There are primarily two camps, one that thinks the asthenosphere is partially molten while another camp thinks that it’s not molten, but has very low viscosity, which means that it’s not rigid and can flow if enough force is applied to it. We’ve collected some data that suggest that the asthenosphere is partially molten but other scientists have collected data saying that it’s not partially molten. So this is an outstanding question that we are hoping to answer in the next few years.
Another big question in my field concerns subduction zones that trigger large tsunami-generating earthquakes and understanding why that happens for some earthquakes and not others. It may have to do with how much water is present along the plate interface. In a subduction zone, the oceanic plate is diving down beneath the continental plate and the interface is where the plates grind past each other.

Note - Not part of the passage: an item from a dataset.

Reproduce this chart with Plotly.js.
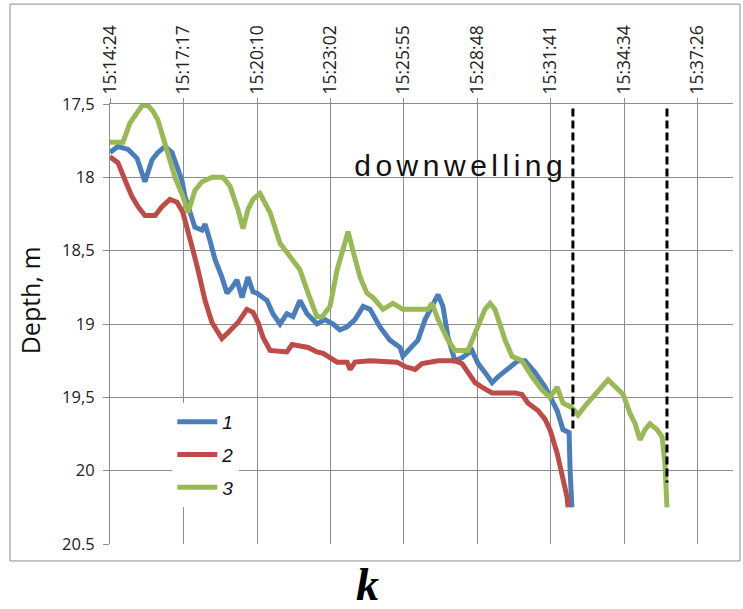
<!DOCTYPE html>
<html>
<head>
<meta charset="utf-8">
<script src="https://cdn.plot.ly/plotly-3.0.1.min.js"></script>
<style>html,body{margin:0;padding:0;background:#fff;}#chart{width:743px;height:609px;}</style>
</head>
<body>
<div id="chart"></div>
<script>
// elapsed minutes since 15:14:24 and depth (m)
const t1 = [0.00,0.31,0.71,1.06,1.37,1.65,1.88,2.16,2.43,2.63,2.82,2.94,3.14,3.33,3.61,3.73,3.92,4.12,4.39,4.59,4.79,4.98,5.18,5.41,5.61,5.77,6.16,6.39,6.67,6.94,7.18,7.45,7.73,8.12,8.43,8.75,9.02,9.30,9.61,9.93,10.20,10.59,10.98,11.38,11.49,11.85,12.08,12.36,12.63,12.87,13.06,13.26,13.53,13.81,14.20,14.44,14.71,14.99,15.22,15.61,16.01,16.28,16.67,17.07,17.34,17.54,17.77,18.01,18.05,18.12];
const d1 = [17.83,17.79,17.81,17.87,18.03,17.88,17.83,17.79,17.83,17.93,18.02,18.13,18.24,18.34,18.36,18.32,18.43,18.56,18.68,18.79,18.75,18.70,18.82,18.68,18.78,18.79,18.84,18.93,19.00,18.93,18.95,18.84,18.93,19.00,18.97,19.00,19.04,19.02,18.97,18.88,18.90,19.02,19.11,19.16,19.22,19.16,19.11,18.97,18.88,18.80,18.88,19.09,19.25,19.23,19.18,19.27,19.33,19.40,19.36,19.31,19.25,19.25,19.33,19.43,19.52,19.59,19.72,19.74,20.00,20.25];

const t2 = [0.00,0.31,0.59,0.86,1.10,1.37,1.77,2.04,2.35,2.63,2.86,3.06,3.26,3.45,3.73,4.00,4.24,4.39,4.63,5.02,5.37,5.61,5.81,6.00,6.28,6.94,7.14,7.77,8.12,8.36,8.63,8.91,9.30,9.42,9.61,10.20,11.26,11.57,11.97,12.24,12.87,13.53,13.81,14.04,14.32,14.59,14.99,15.89,16.16,16.40,16.79,17.07,17.26,17.54,17.73,17.93,17.97];
const d2 = [17.86,17.90,18.02,18.13,18.20,18.26,18.26,18.20,18.15,18.17,18.24,18.36,18.50,18.63,18.84,18.99,19.06,19.10,19.06,18.99,18.90,18.92,18.99,19.09,19.18,19.19,19.14,19.16,19.19,19.20,19.23,19.26,19.26,19.31,19.26,19.25,19.26,19.29,19.31,19.27,19.25,19.25,19.27,19.33,19.40,19.43,19.47,19.47,19.48,19.54,19.59,19.65,19.72,19.88,20.02,20.18,20.25];

const t3 = [0.00,0.51,0.78,1.10,1.26,1.49,1.69,1.88,2.16,2.55,2.86,3.06,3.33,3.61,4.00,4.43,4.71,5.02,5.22,5.41,5.61,5.88,6.28,6.67,7.06,7.45,7.77,8.12,8.32,8.63,8.91,9.14,9.34,9.53,9.81,10.08,10.32,10.71,11.10,11.49,12.48,12.63,12.87,13.26,13.53,14.04,14.32,14.71,14.91,15.10,15.50,15.77,16.16,16.56,16.95,17.26,17.54,17.77,18.12,18.36,18.63,18.95,19.22,19.54,19.89,20.13,20.40,20.60,20.79,20.99,21.18,21.46,21.66,21.77,21.85];
const d3 = [17.76,17.76,17.63,17.54,17.51,17.51,17.55,17.61,17.77,18.00,18.13,18.24,18.09,18.03,18.00,18.00,18.06,18.22,18.35,18.22,18.15,18.11,18.24,18.45,18.54,18.63,18.79,18.95,18.95,18.88,18.63,18.50,18.37,18.50,18.68,18.79,18.82,18.90,18.86,18.90,18.90,18.86,18.97,19.11,19.18,19.18,19.06,18.90,18.86,18.90,19.11,19.22,19.25,19.36,19.45,19.50,19.43,19.54,19.57,19.62,19.56,19.50,19.45,19.38,19.44,19.48,19.61,19.68,19.79,19.72,19.68,19.72,19.77,19.95,20.25];

const seriesNames = ['1','2','3'];
const timeLabels = ['15:14:24','15:17:17','15:20:10','15:23:02','15:25:55','15:28:48','15:31:41','15:34:34','15:37:26'];
const depthTicks = [17.5,18,18.5,19,19.5,20,20.5];
const depthLabels = ['17,5','18','18,5','19','19,5','20','20.5'];

// dashed "downwelling" markers: time (elapsed min), top and bottom depth
const dashX = [18.16, 21.85];
const dashTop = [17.53, 17.53];
const dashBottom = [19.72, 20.08];

function toMin(s){const p=s.split(':').map(Number);return (p[0]*3600+p[1]*60+p[2]-(15*3600+14*60+24))/60;}
const tickPos = timeLabels.map(toMin);

const colors = ['#4A7EBB','#BE4B48','#98B954'];
const T = [t1,t2,t3], D = [d1,d2,d3];
const data = [];
for (let i=0;i<3;i++){
  data.push({x:T[i], y:D[i], type:'scatter', mode:'lines', name:seriesNames[i],
    legendgroup:'g'+i, line:{color:colors[i], width:5}});
}
for (let j=0;j<dashX.length;j++){
  data.push({x:[dashX[j],dashX[j]], y:[dashTop[j],dashBottom[j]], type:'scatter', mode:'lines',
    showlegend:false, hoverinfo:'skip', line:{color:'#000', width:3, dash:'8px,4px'}});
}

const layout = {
  width:743, height:609,
  margin:{l:110, r:10, t:104, b:65},
  paper_bgcolor:'#fff', plot_bgcolor:'#fff',
  font:{family:'Open Sans, sans-serif', color:'#222'},
  xaxis:{side:'top', range:[0,24.44], tickvals:tickPos, ticktext:timeLabels, tickangle:-90,
    showgrid:true, gridcolor:'#8c8c8c', gridwidth:1, zeroline:false,
    ticks:'outside', ticklen:5, tickcolor:'#8c8c8c', showline:true, linecolor:'#8c8c8c',
    tickfont:{size:17.5, family:'Open Sans, sans-serif', color:'#222'}},
  yaxis:{range:[20.5,17.5], tickvals:depthTicks, ticktext:depthLabels,
    showgrid:true, gridcolor:'#8c8c8c', gridwidth:1, zeroline:false,
    ticks:'outside', ticklen:6, tickcolor:'#8c8c8c', showline:true, linecolor:'#8c8c8c',
    ticklabelstandoff:5,
    tickfont:{size:16.5, family:'Open Sans, sans-serif', color:'#222'}},
  showlegend:true,
  legend:{x:0.1, y:0.3205, xanchor:'left', yanchor:'top', bgcolor:'#fff', borderwidth:0,
    traceorder:'grouped', tracegroupgap:5, itemwidth:40,
    font:{size:19, family:'Liberation Sans, Arial, sans-serif', style:'italic', color:'#111'}},
  shapes:[{type:'rect', xref:'paper', yref:'paper', x0:-0.1605, x1:1.0112, y0:-0.0386, y1:1.227,
    line:{color:'#8c8c8c', width:1}, fillcolor:'rgba(0,0,0,0)', layer:'below'}],
  annotations:[
    {text:'Depth, m', xref:'paper', yref:'paper', x:-0.128, y:0.5545, xanchor:'center', yanchor:'middle', textangle:-90,
      showarrow:false, font:{size:25, family:'Open Sans, sans-serif', color:'#111'}},
    {text:'downwelling', xref:'paper', yref:'paper', x:0.5618, y:0.861, xanchor:'center', yanchor:'middle', showarrow:false,
      font:{size:30, family:'Liberation Sans, Arial, sans-serif', color:'#111'}},
    {text:'k', xref:'paper', yref:'paper', x:0.414, y:-0.093, xanchor:'center', yanchor:'middle', showarrow:false,
      font:{size:46, family:'Liberation Serif, Times New Roman, serif', weight:'bold', style:'italic', color:'#000'}}
  ]
};

Plotly.newPlot('chart', data, layout, {displayModeBar:false, staticPlot:true}).then(function(){
  document.querySelectorAll('.annotation-text').forEach(function(el){
    if (el.textContent === 'downwelling') el.setAttribute('letter-spacing','4.5px');
  });
});
</script>
</body>
</html>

The amount of water that’s present in that interface is going to govern the friction and how well those two plates can slide past each other.
The amount of water being subducted potentially has implications for generating tsunamis. If an earthquake rupture can propagate from deep down beneath the seafloor all the way up along the plate interface, and if it moves that seafloor enough, it could generate a tsunami.
en: What are some of the tools and methods used in your research?
KK: In order to collect data on electromagnetic waves traveling through the earth, we need a source of energy and a receiver to measure that energy. Some of the research that I’m involved in uses a controlled-source transmitter as the source. That’s basically a giant dipole antenna that we deep-tow behind one of our ships using a really long cable.
The towing cable is about six or seven kilometers (3.7 to 4.3 miles) long and is attached to a winch on the ship, which allows us to lower the transmitter down all the way to the seafloor. We tow the transmitter right above the seabed and it emits electromagnetic waves.
Then we put out an array of receivers that are about the size of a small washing machine, except they have four long arms on them that sense the electric and magnetic fields on the seafloor, and they have a computer inside that records how these fields change in strength and polarity.
We put out anywhere between 40 to 60 receivers on the seabed, and then we tow our transmitter on a grid pattern through the array of receivers and we map how the electromagnetic waves travel through the seabed. By knowing how well they travel through the seabed, we can make inferences on what the geologic structure is.
en: How does your research impact the broad public?
KK: There are many different ways that this research can relate to people. A lot of the research that I’m involved in is looking at geohazards, such as volcanoes on the seafloor and fault zones that are located close to continental margins.
When we put sensors down on the seabed, we are trying to understand the details of these structures – what sorts of fluids are in the fault zones, or how much magma is in the source region for seafloor volcanoes. There is a lot that we still don’t know about basic components of seafloor geology and plate tectonics, and we have to go out there and collect these data sets so that we can better understand them.
Other parts of our research involve finding better ways to explore for hydrocarbon energy reserves trapped beneath the seafloor. In fact, most of our funding comes from the exploration industry, which has provided support that allowed our group to build up a large fleet of instruments and create the computer tools to process and analyze our data. I feel really fortunate that we’re then able to use these tools along with funding support from the National Science Foundation to go out and explore basic science questions about offshore fault zones, seafloor volcanoes, and the structure of the crust and mantle.
In fact, just recently we studied a fault zone offshore of Oregon and Washington to understand how fluids lubricate the faults and can potentially enhance large earthquakes and tsunamis.